Machine Learning in Genomics

Gene editing: It includes technologies that give scientists the ability to change an organism’s DNA. Out of the many technologies present, many advances in the field of CRISPR-Cas have been made. However, to use CRISPR, researchers need to select the right target sequence first. This process can be challenging as it often involves unpredictable outcomes. However, with the use of ML we can predict the probability of a particular sequence to hit target or off-target regions reducing the cost, time and effort of identifying the right target sequence. Two such modelling approach are already present (https://www.microsoft.com/en-us/research/project/crispr/).
Pharmacogenomics: ML algorithms can be applied to predict dose of a particular drug based on individual’s genetic makeup, ethnicity, age, gender, concomitant medication and presence of other medical conditions (https://www.ncbi.nlm.nih.gov/pmc/articles/PMC5296901/). A patient’s SNPs to predict individual disease risks is an essential element of precision medicine.
Identification of genomic Variations:

A. SNP/InDel Calling: SNP/InDel calling is defined as the process of finding a single base or sequence of bases in the NGS data that differs from the reference genome. SNP/InDel are indicators of health risks and enables you to take preventive measures against a disease your genome might be susceptible to.
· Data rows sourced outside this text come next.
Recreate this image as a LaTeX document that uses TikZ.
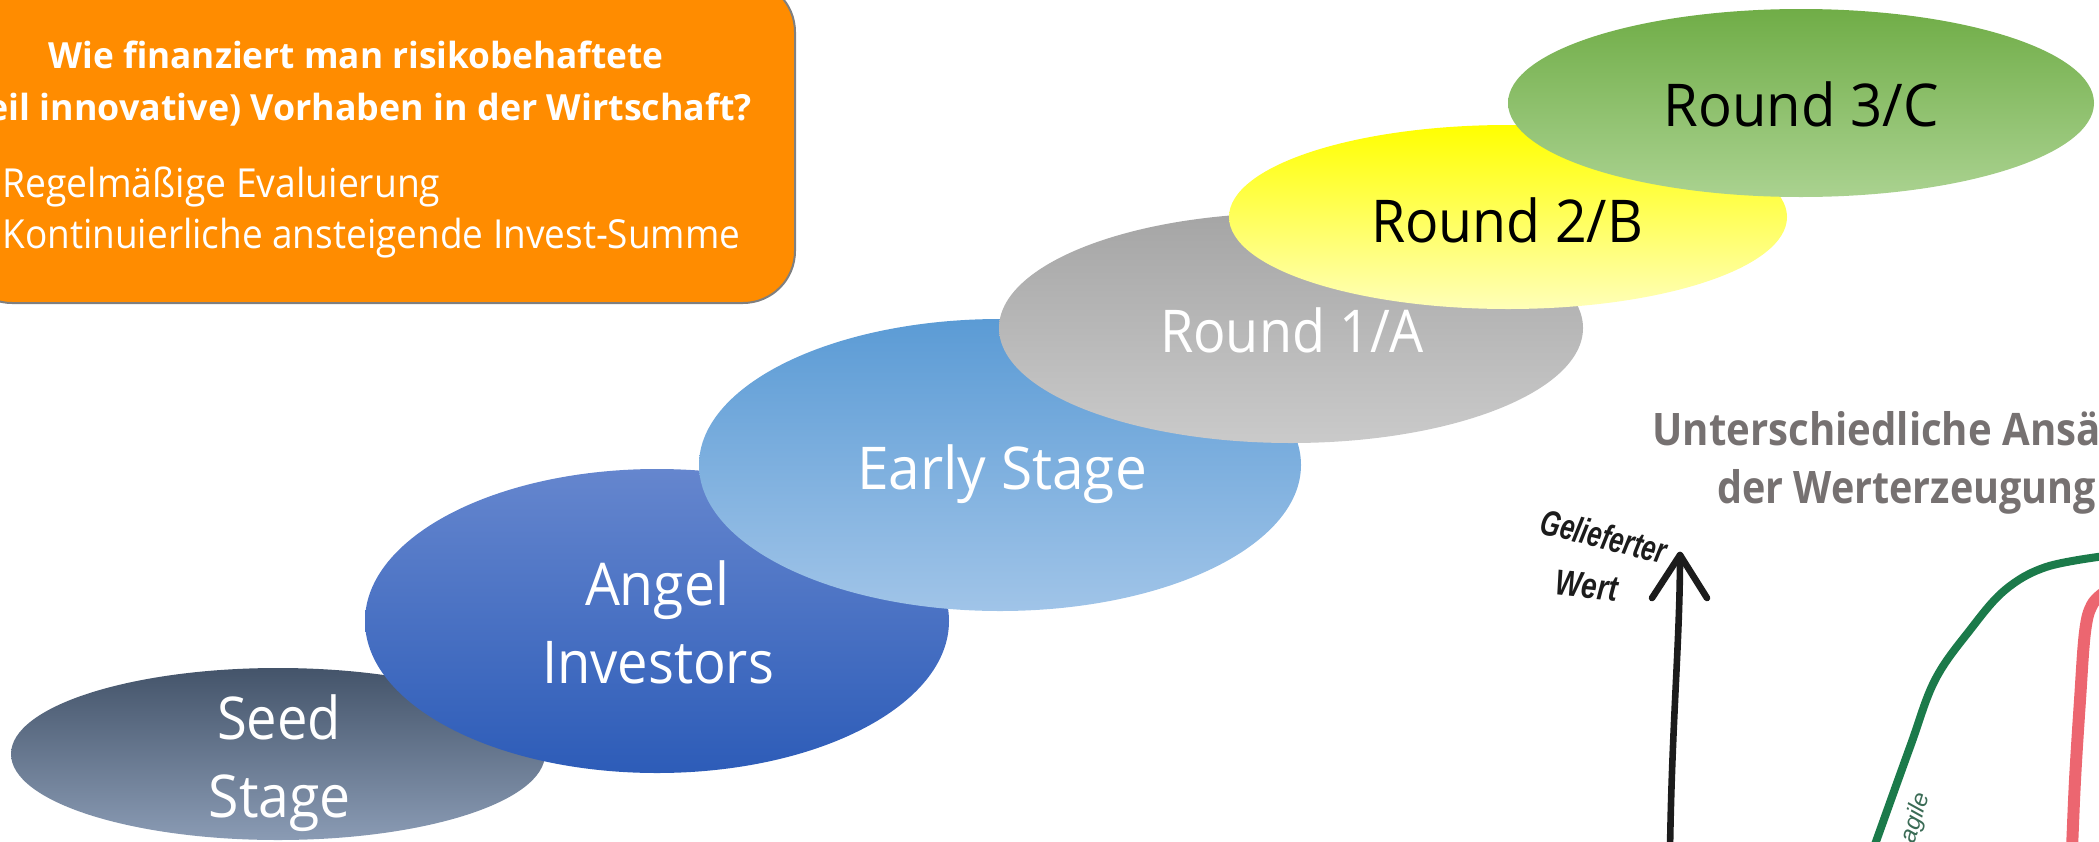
\documentclass[tikz,border=0pt]{standalone}
\usepackage{fontspec}
\setmainfont{Open Sans}
\newfontfamily\handfont{Liberation Sans}
\usetikzlibrary{shapes.geometric}
\newcommand{\fw}[2]{\resizebox{#1}{\height}{#2}}
\definecolor{boxorange}{HTML}{FF8C00}
\definecolor{boxgray}{HTML}{7F7F7F}
\definecolor{titlegray}{HTML}{767171}
\definecolor{seedtop}{HTML}{44546A}
\definecolor{seedbot}{HTML}{8A9BB4}
\definecolor{angeltop}{HTML}{6586CE}
\definecolor{angelbot}{HTML}{2D5CB8}
\definecolor{earlytop}{HTML}{5B9BD5}
\definecolor{earlybot}{HTML}{A0C4E8}
\definecolor{ronetop}{HTML}{A5A5A5}
\definecolor{ronebot}{HTML}{CACACA}
\definecolor{rtwotop}{HTML}{FFFF00}
\definecolor{rtwobot}{HTML}{FFFFB8}
\definecolor{rthreetop}{HTML}{70AD47}
\definecolor{rthreebot}{HTML}{AAD290}
\definecolor{pengreen}{HTML}{1B7A4A}
\definecolor{penred}{HTML}{EC6670}
\definecolor{penblack}{HTML}{1C1C1C}
\definecolor{agilegreen}{HTML}{3A6B55}
\begin{document}
\begin{tikzpicture}[x=0.5pt,y=-0.5pt,
  stageshape/.style={ellipse, inner sep=0pt, draw=none},
  txt/.style={inner sep=0pt, anchor=base},
  stagefont/.style={font=\fontsize{29.5}{35}\selectfont},
  pen/.style={draw=penblack, line width=3.3pt, line cap=round, line join=round},
  greenpen/.style={draw=pengreen, line width=4pt, line cap=round},
  redpen/.style={draw=penred, line width=6pt, line cap=round},
  hand/.style={inner sep=0pt, text=penblack, font=\handfont\bfseries\itshape\fontsize{18}{20}\selectfont}]
\useasboundingbox (0,0) rectangle (2099,841);
\begin{scope}
\clip (0,0) rectangle (2099,841);
% question box
\node[draw=boxgray, line width=1pt, fill=boxorange, rounded corners=26pt,
      minimum width=417.5pt, minimum height=161.5pt, inner sep=0pt] (qbox) at (377.5,141.5) {};
\node[txt, text=white, font=\bfseries\fontsize{18}{22}\selectfont] (q1) at (356,68)
  {\fw{307.5pt}{Wie finanziert man risikobehaftete}};
\node[txt, text=white, font=\bfseries\fontsize{18}{22}\selectfont] (q2) at (356,120)
  {\fw{396pt}{(teil innovative) Vorhaben in der Wirtschaft?}};
\node[txt, anchor=base west, text=white, font=\fontsize{20}{24}\selectfont] (b1) at (2,197)
  {\fw{219pt}{Regelmäßige Evaluierung}};
\node[txt, anchor=base west, text=white, font=\fontsize{20}{24}\selectfont] (b2) at (2,248)
  {\fw{369pt}{Kontinuierliche ansteigende Invest-Summe}};
% stages
\node[stageshape, minimum width=267pt, minimum height=86pt, top color=seedtop, bottom color=seedbot] (seed) at (278,754) {};
\node[stageshape, minimum width=292pt, minimum height=152pt, top color=angeltop, bottom color=angelbot] (angel) at (657,621) {};
\node[stageshape, minimum width=301pt, minimum height=146pt, top color=earlytop, bottom color=earlybot] (early) at (1000,465) {};
\node[stageshape, minimum width=292pt, minimum height=115pt, top color=ronetop, bottom color=ronebot] (rone) at (1291,328) {};
\node[stageshape, minimum width=279pt, minimum height=92pt, top color=rtwotop, bottom color=rtwobot] (rtwo) at (1508,217) {};
\node[stageshape, minimum width=293pt, minimum height=94pt, top color=rthreetop, bottom color=rthreebot] (rthree) at (1801,103) {};
% stage labels
\node[txt, stagefont, text=white] (seedA) at (279,739) {\fw{62pt}{Seed}};
\node[txt, stagefont, text=white] (seedB) at (280,817) {\fw{71pt}{Stage}};
\node[txt, stagefont, text=white] (angelA) at (657,605) {\fw{72pt}{Angel}};
\node[txt, stagefont, text=white] (angelB) at (658,683) {\fw{116pt}{Investors}};
\node[txt, stagefont, text=white] (earlyA) at (1002,489) {\fw{145pt}{Early Stage}};
\node[txt, stagefont, text=white] (roneA) at (1292,352) {\fw{132pt}{Round 1/A}};
\node[txt, stagefont, text=black] (rtwoA) at (1507,242) {\fw{136pt}{Round 2/B}};
\node[txt, stagefont, text=black] (rthreeA) at (1801,126) {\fw{137.5pt}{Round 3/C}};
% right title
\node[txt, anchor=base west, text=titlegray, font=\bfseries\fontsize{22.4}{26}\selectfont] (g1) at (1652,445)
  {\fw{254.5pt}{Unterschiedliche Ansätze}};
\node[txt, text=titlegray, font=\bfseries\fontsize{22.4}{26}\selectfont] (g2) at (1906.5,503)
  {\fw{189.5pt}{der Werterzeugung}};
% sketch
\coordinate (ybot) at (1670,850);
\coordinate (ytip) at (1680,555);
\coordinate (yl) at (1652,598);
\coordinate (yr) at (1707,598);
\draw[pen] (ybot) .. controls (1672,720) and (1680,640) .. (ytip);
\draw[pen] (yl) -- (ytip) -- (yr);
\node[hand, rotate=-14] (ylabA) at (1604,536) {\fw{64pt}{Gelieferter}};
\node[hand, rotate=-6] (ylabB) at (1587,586) {\fw{31pt}{Wert}};
\draw[greenpen] plot[smooth, tension=0.6] coordinates {(1873,850) (1910,747) (1935,680) (1970,630) (2005,590) (2046,567) (2105,556)};
\draw[redpen] plot[smooth, tension=0.6] coordinates {(2072,850) (2075,780) (2080,700) (2085,632) (2092,605) (2105,592)};
\node[inner sep=0pt, rotate=72, text=agilegreen, font=\handfont\itshape\fontsize{12}{14}\selectfont] (agl) at (1916,818) {agile};
\end{scope}
\end{tikzpicture}
\end{document}
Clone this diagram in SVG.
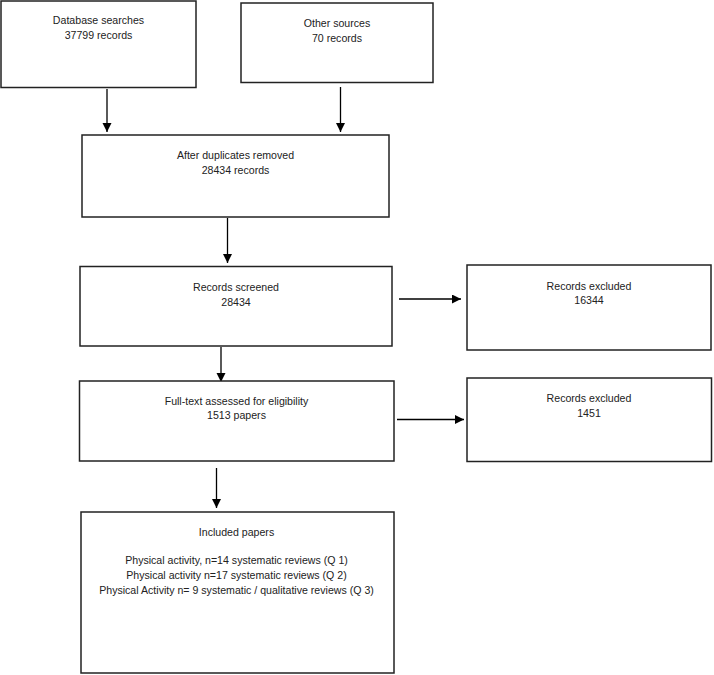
<svg xmlns="http://www.w3.org/2000/svg" width="714" height="675" viewBox="0 0 714 675">
<style>
.box{fill:#fff;stroke:#222;stroke-width:1.5}
.t{font-family:"Liberation Sans",Arial,sans-serif;font-size:10.6px;fill:#222;text-anchor:middle}
.c{stroke:#000;stroke-width:1.3;fill:none;marker-end:url(#ah)}
</style>
<defs>
<marker id="ah" markerWidth="10" markerHeight="10" refX="9" refY="4.5" orient="auto" markerUnits="userSpaceOnUse">
<path d="M0,0 L9,4.5 L0,9 Z" fill="#000"/>
</marker>
</defs>
<rect width="714" height="675" fill="#fff"/>
<g id="connectors">
<line class="c" x1="107" y1="89" x2="107" y2="132"/>
<line class="c" x1="340.5" y1="87" x2="340.5" y2="132"/>
<line class="c" x1="227.5" y1="218" x2="227.5" y2="263"/>
<line class="c" x1="399" y1="299" x2="461" y2="299"/>
<line class="c" x1="221" y1="347" x2="221" y2="382"/>
<line class="c" x1="397" y1="419.5" x2="464" y2="419.5"/>
<line class="c" x1="216.5" y1="468" x2="216.5" y2="508"/>
</g>
<g id="database">
<rect class="box" x="1" y="1" width="195" height="86.5"/>
<text class="t" x="98.5" y="24">Database searches</text>
<text class="t" x="98.5" y="38.5">37799 records</text>
</g>
<g id="other">
<rect class="box" x="241" y="3" width="192" height="79.5"/>
<text class="t" x="337" y="27">Other sources</text>
<text class="t" x="337" y="41.5">70 records</text>
</g>
<g id="duplicates">
<rect class="box" x="82" y="135" width="307" height="82"/>
<text class="t" x="235.5" y="158.5">After duplicates removed</text>
<text class="t" x="235.5" y="173.5">28434 records</text>
</g>
<g id="screened">
<rect class="box" x="80" y="266.5" width="312" height="79.5"/>
<text class="t" x="236" y="291">Records screened</text>
<text class="t" x="236" y="305.5">28434</text>
</g>
<g id="excluded1">
<rect class="box" x="467" y="265" width="244" height="85"/>
<text class="t" x="589" y="289.5">Records excluded</text>
<text class="t" x="589" y="304">16344</text>
</g>
<g id="fulltext">
<rect class="box" x="79.5" y="381" width="314.5" height="80"/>
<text class="t" x="236.5" y="404.5">Full-text assessed for eligibility</text>
<text class="t" x="236.5" y="419">1513 papers</text>
</g>
<g id="excluded2">
<rect class="box" x="467" y="378" width="244.5" height="83.5"/>
<text class="t" x="589" y="402">Records excluded</text>
<text class="t" x="589" y="417">1451</text>
</g>
<g id="included">
<rect class="box" x="81" y="512" width="313" height="161"/>
<text class="t" x="236.5" y="535.5">Included papers</text>
<text class="t" x="236.5" y="564">Physical activity, n=14 systematic reviews (Q 1)</text>
<text class="t" x="236.5" y="578.5">Physical activity n=17 systematic reviews (Q 2)</text>
<text class="t" x="236.5" y="593.5">Physical Activity n= 9 systematic / qualitative reviews (Q 3)</text>
</g>
</svg>
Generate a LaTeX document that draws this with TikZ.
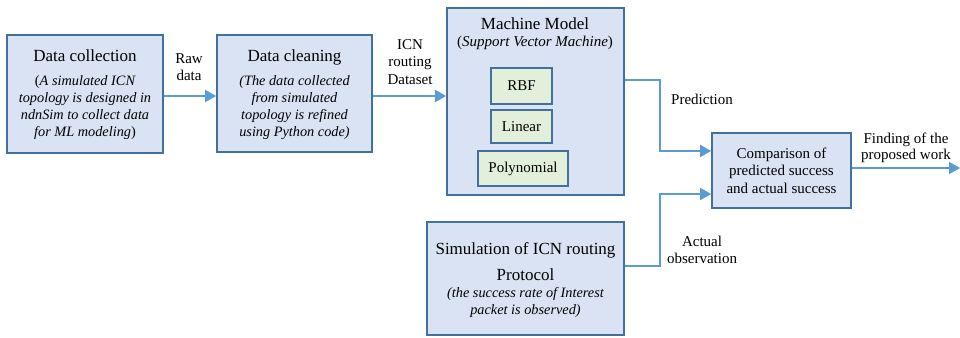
\documentclass[tikz,border=0pt]{standalone}
\usepackage{fontspec}
\setmainfont{Liberation Serif}
\usetikzlibrary{arrows.meta}
\definecolor{boxfill}{HTML}{DAE3F3}
\definecolor{boxline}{HTML}{41719C}
\definecolor{greenfill}{HTML}{E2EFDA}
\definecolor{arrowc}{HTML}{5B9BD5}
\tikzset{
  bluebox/.style={draw=boxline, fill=boxfill, line width=1.7pt, inner sep=0pt},
  greenbox/.style={draw=boxline, fill=greenfill, line width=1.7pt, inner sep=0pt, font=\fontsize{15}{17}\selectfont},
  conn/.style={draw=arrowc, line width=1.7pt, -{Triangle[length=11pt,width=12pt]}},
  head/.style={font=\fontsize{17}{20}\selectfont, inner sep=0pt, anchor=base},
  body/.style={font=\fontsize{14.3}{17}\selectfont\itshape, align=center, inner sep=0pt},
  lbl/.style={font=\fontsize{15}{16.5}\selectfont, align=center, inner sep=0pt},
}
\begin{document}
\begin{tikzpicture}[x=1pt,y=-1pt]
\useasboundingbox (0,0) rectangle (960,337);
% boxes
\node[bluebox, minimum width=156pt, minimum height=118pt] (dc) at (85,94) {};
\node[bluebox, minimum width=155pt, minimum height=117pt] (cl) at (294.5,93.5) {};
\node[bluebox, minimum width=177pt, minimum height=187pt] (mm) at (535.5,101.5) {};
\node[greenbox, minimum width=61pt, minimum height=36pt] (rbf) at (521.5,86) {RBF};
\node[greenbox, minimum width=61pt, minimum height=33pt] (lin) at (521.5,126.5) {Linear};
\node[greenbox, minimum width=90pt, minimum height=35pt] (poly) at (523,168.5) {Polynomial};
\node[bluebox, minimum width=139pt, minimum height=75pt, align=center,
      font=\fontsize{15}{17.5}\selectfont] (cmp) at (781.5,170.5)
      {Comparison of\\predicted success\\and actual success};
\node[bluebox, minimum width=197pt, minimum height=113pt] (sim) at (525.5,278.5) {};
% box texts
\node[head] (dch) at (85,62) {Data collection};
\node[body] (dcb) at (85,108) {\upshape(\itshape A simulated ICN\\topology is designed in\\ndnSim to collect data\\for ML modeling\upshape)};
\node[head] (clh) at (294.5,62) {Data cleaning};
\node[body] (clb) at (294.5,108) {(The data collected\\from simulated\\topology is refined\\using Python code)};
\node[head] (mmh) at (535,30) {Machine Model};
\node[font=\fontsize{15}{17}\selectfont, inner sep=0pt, anchor=base] (mms) at (535,47) {(\textit{Support Vector Machine})};
\node[head] (simh1) at (525.5,254) {Simulation of ICN routing};
\node[head] (simh2) at (525.5,280) {Protocol};
\node[body] (simb) at (525.5,302) {(the success rate of Interest\\packet is observed)};
% labels
\node[lbl] (l1) at (189,67) {Raw\\data};
\node[lbl, font=\fontsize{15}{17.5}\selectfont] (l2) at (410,62) {ICN\\routing\\Dataset};
\node[lbl] (l3) at (702,99) {Prediction};
\node[lbl] (l4) at (906,148) {Finding of the\\proposed work};
\node[lbl] (l5) at (702,250) {Actual\\observation};
% connectors
\coordinate (out) at (960,168);
\draw[conn] (dc.east |- 0,96) -- (cl.west |- 0,96);
\draw[conn] (cl.east |- 0,96) -- (mm.west |- 0,96);
\draw[conn] (mm.east |- 0,80) -- (660,80) -- (660,151) -- (cmp.west |- 0,151);
\draw[conn] (sim.east |- 0,266) -- (660,266) -- (660,194) -- (cmp.west |- 0,194);
\draw[conn] (cmp.east |- out) -- (out);
\end{tikzpicture}
\end{document}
B. Gene copy number calling: Recently copy number variation (CNV) has gained considerable interest as a type of genomic/genetic variation that plays an important role in disease susceptibility. The interest and importance of CNVs has risen in a wide collection of diseases including Parkinson, Hirschsprung, Diabetes Mellitus, Autism, Alzheimer, Schizophreniaand Cancer. The two main steps of CNV analysis include: 1) preprocessing, and 2) segmentation. The input data are aligned short reads in BAM, SAM or Pileup formats. In the preprocessing step, WES data’s biases and noise are eliminated or reduced. Normalization and de-noising algorithms are the main components of preprocessing. In the segmentation step a statistical approach is used to merge the regions with the similar read count to estimate a CNV segment.
Predicting mRNA levels from genome sequence: Gene expression can be an indicator of a cellular state. Many studies have demonstrated the potential causal impact of differential gene expression on complex disease risk. ML algorithms can be used to predict mRNA expression levels to a substantial degree from features derived solely from genomic sequence.
Phenotype-to-genotype mapping: AI algorithms can significantly enhance the mapping of phenotype to genotype. To quote “DeepGestalt, a CNN-based facial image analysis algorithm, dramatically outperforms human dysmorphologists in this task and is precise enough to distinguish between molecular diagnoses that are mapped to the same clinical diagnosis (that is, distinct molecular forms of Noonan syndrome). When combined with genomic data, PEDIA, a genome interpretation system incorporating DeepGestalt, was able to use phenotypic features extracted from facial photographs to accurately prioritize candidate pathogenic variants for 105 different monogenic disorders across 679 individuals.”
Identification of novel gene signatures for different diseases: From the publicly available databases, ML models can be trained on whole genome sequence data available for different disease and can be used to predict novel gene signature markers(https://www.nature.com/articles/s41598-020-61298-3).
Computer vision: It can be used in clinical genomic testing. For example, deep learning of lung cancer histopathological images is able to identify cancer cells, determine their type, and predict what somatic mutations are present in the tumour.
Genotype-to-phenotype prediction: Common diseases are a result of a complex interplay between inherited genetic risk factors, environmental exposures, and behaviours. For example, several non-genetic risk factors are associated with breast cancer risk, including mammographic density, age at first birth, age at menarche, and age at menopause. Combining these non-genetic risk factors with genetic data significantly improves the accuracy of breast cancer risk models and can inform risk-based mammographic screening strategies. Integration of a variety of health data types and risk factors into comprehensive predictors of disease risk.
Agriculture: “Combining genomics and machine learning to build diagnostic tools aimed at predicting and preventing diseases in crops”.
DeepBind: To predict binding sites of RNA-binding proteins (RBPs) using the primary sequence as well as the secondary and tertiary structural profiles. It requires RNA-seq data.